Netanyahu told Blair that he is not making recognition by
the PA of Israel as the nationstate of the Jewish people a precondition for
negotiations, and is not saying that if the Palestinians do not accept this
condition, that Israel would walk away from the negotiations.
“In the
same vein, it is not logical that the Palestinians now place preconditions and
threaten to abandon the talks. That is not the way to seriously progress towards
a peace agreement,” the prime minister said.
The Palestinians have said
repeatedly since the talks were relaunched earlier this month that they would
bolt the negotiations if the moratorium was not extended.
Netanyahu
addressed the delicate political issue of the moratorium at a meeting with Likud
ministers on Sunday, signaling that a compromise was possible.
He said
the situation does not have to be “everything or nothing,” but that a middle
ground also exists.
“It is impossible to accept a dictate not to build,
but it is necessary to think what is the smart thing to do,” Netanyahu said.
“Not renewing the moratorium will be viewed in the world as a serious test of
Israel’s willingness to make progress in the diplomatic
process.”
Netanyahu said there were 19,000 housing units in Judea and
Samaria in the planning process, and that it was clear that there was no need to
advance them all now.
Rather, he said, the building should be renewed
according to natural growth, as previous governments did. He said there would
not be a renewal of a moratorium based on orders from the defense minister, as
was done when the current moratorium was declared.
In the weekly cabinet
meeting that followed Netanyahu’s session with his Likud ministers, he did not
talk about the settlement freeze, but rather about the need for the Palestinians
to recognize Israel as the nation-state of the Jewish people, an issue he is
increasingly putting on the scale opposite the Palestinian demand for a
settlement moratorium.
Netanyahu, who repeated that he felt it was
possible to reach a “framework that will be a basis for a peace settlement”

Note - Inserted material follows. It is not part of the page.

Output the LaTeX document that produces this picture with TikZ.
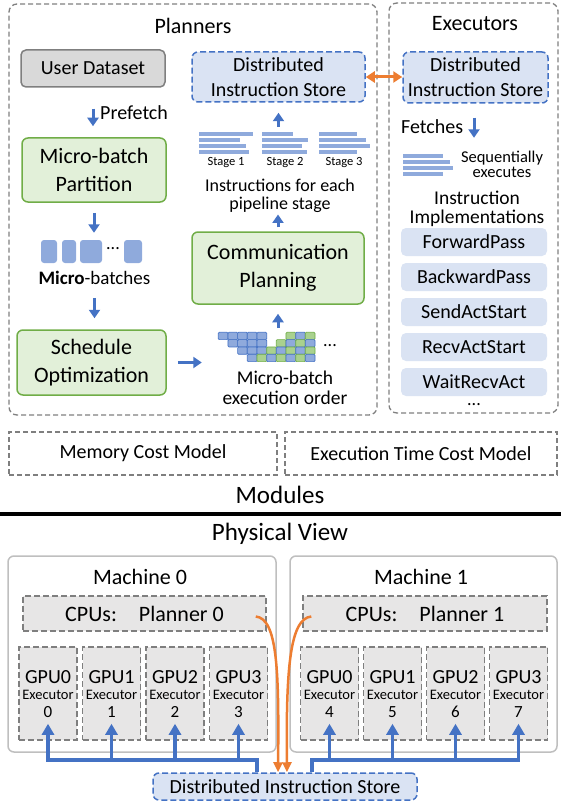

within a year, said that the agreement needed to be based first of all “on the
recognition of Israel as the national state of the Jewish people.
“The
conflict between us and the Palestinians, as opposed to other conflicts that
were resolved by peace agreements, is over the same piece of ground. We say that
the solution is two states for two peoples, meaning two national states, a
Jewish national state and a Palestinian national state,” he said.
“To my
regret, I have yet to hear from the Palestinians the phrase ‘two states for two
peoples.’ I hear them saying ‘two states,’ but I do not hear them recognizing
two states for two peoples.”
This recognition was necessary if there was
to be a true peace agreement that would end claims against Israel and put an end
to the conflict between the two peoples, Netanyahu said.
Foreign Minister
Avigdor Lieberman is scheduled to meet with US Secretary of State Hillary
Clinton in Jerusalem on Wednesday. Clinton, along with US Mideast envoy George
Mitchell, will participate in Tuesday’s talks in Sharm, and then will fly to
Jerusalem on Wednesday, where the direct Israeli-Palestinian talks are scheduled
to continue.
Lieberman has been a vocal critic of the process, and
Clinton’s request to meet with him was viewed as an effort to temper his
opposition.
Lieberman was originally scheduled to fly to Washington this
week to participate in a conference, and also to meet with US Vice President Joe
Biden and National Security Adviser James Jones. Because of the Clinton visit,
that trip has been canceled.
Instead, Lieberman is expected to fly to New
York at the end of the month and represent Israel at the UN General Assembly.
This will be the first time that Lieberman will take part in the General
Assembly meeting. Netanyahu addressed the gathering last year.